**Material provided:**
· · ·

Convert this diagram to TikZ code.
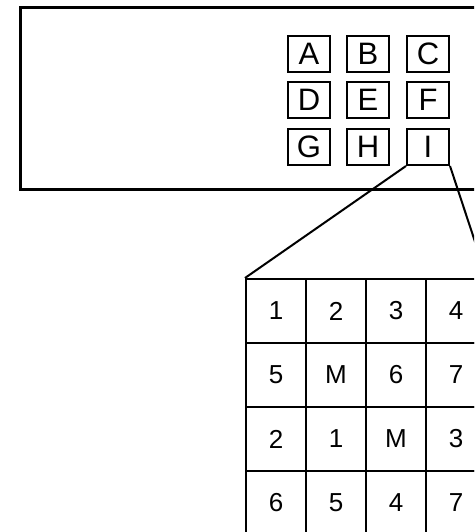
\documentclass[tikz,border=0pt]{standalone}
\usepackage{fontspec}
\setmainfont{Liberation Sans}
\begin{document}
\begin{tikzpicture}[x=1pt,y=-1pt,
  keybox/.style={draw,line width=2pt,minimum width=42pt,minimum height=36pt,inner sep=0pt,font=\fontsize{31}{31}\selectfont},
  cellbox/.style={draw,line width=2pt,minimum width=60pt,minimum height=64pt,inner sep=0pt,font=\fontsize{26}{26}\selectfont},
  link/.style={line width=2pt}]
\clip (0,0) rectangle (474,532);
\fill[white] (0,0) rectangle (474,532);
\draw[line width=3pt] (20,8) rectangle (500,189);
% keypad
\foreach \t/\x/\y in {A/309/54,B/368/54,C/428/54,D/309/100,E/368/100,F/428/100,G/309/147,H/368/147,I/428/147}
  \node[keybox] (k\t) at (\x,\y) {\t};
% grid
\foreach \r/\y/\a/\b/\c/\d in {1/311/1/2/3/4,2/375/5/M/6/7,3/439/2/1/M/3,4/503/6/5/4/7}{
  \node[cellbox] (c\r1) at (276,\y) {\a};
  \node[cellbox] (c\r2) at (336,\y) {\b};
  \node[cellbox] (c\r3) at (396,\y) {\c};
  \node[cellbox] (c\r4) at (456,\y) {\d};
}
\draw[link] (kI.south west) -- (c11.north west);
\draw[link] (kI.south east) -- (c14.north east);
\end{tikzpicture}
\end{document}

· · ·

**Goal of the exercise:**
Omit the pictures and reproduce the listing exactly.

**Solution:**
Convert this diagram to TikZ code.
\documentclass[tikz,border=0pt]{standalone}
\usepackage{fontspec}
\setmainfont{Liberation Sans}
\begin{document}
\begin{tikzpicture}[x=1pt,y=-1pt,
  keybox/.style={draw,line width=2pt,minimum width=42pt,minimum height=36pt,inner sep=0pt,font=\fontsize{31}{31}\selectfont},
  cellbox/.style={draw,line width=2pt,minimum width=60pt,minimum height=64pt,inner sep=0pt,font=\fontsize{26}{26}\selectfont},
  link/.style={line width=2pt}]
\clip (0,0) rectangle (474,532);
\fill[white] (0,0) rectangle (474,532);
\draw[line width=3pt] (20,8) rectangle (500,189);
% keypad
\foreach \t/\x/\y in {A/309/54,B/368/54,C/428/54,D/309/100,E/368/100,F/428/100,G/309/147,H/368/147,I/428/147}
  \node[keybox] (k\t) at (\x,\y) {\t};
% grid
\foreach \r/\y/\a/\b/\c/\d in {1/311/1/2/3/4,2/375/5/M/6/7,3/439/2/1/M/3,4/503/6/5/4/7}{
  \node[cellbox] (c\r1) at (276,\y) {\a};
  \node[cellbox] (c\r2) at (336,\y) {\b};
  \node[cellbox] (c\r3) at (396,\y) {\c};
  \node[cellbox] (c\r4) at (456,\y) {\d};
}
\draw[link] (kI.south west) -- (c11.north west);
\draw[link] (kI.south east) -- (c14.north east);
\end{tikzpicture}
\end{document}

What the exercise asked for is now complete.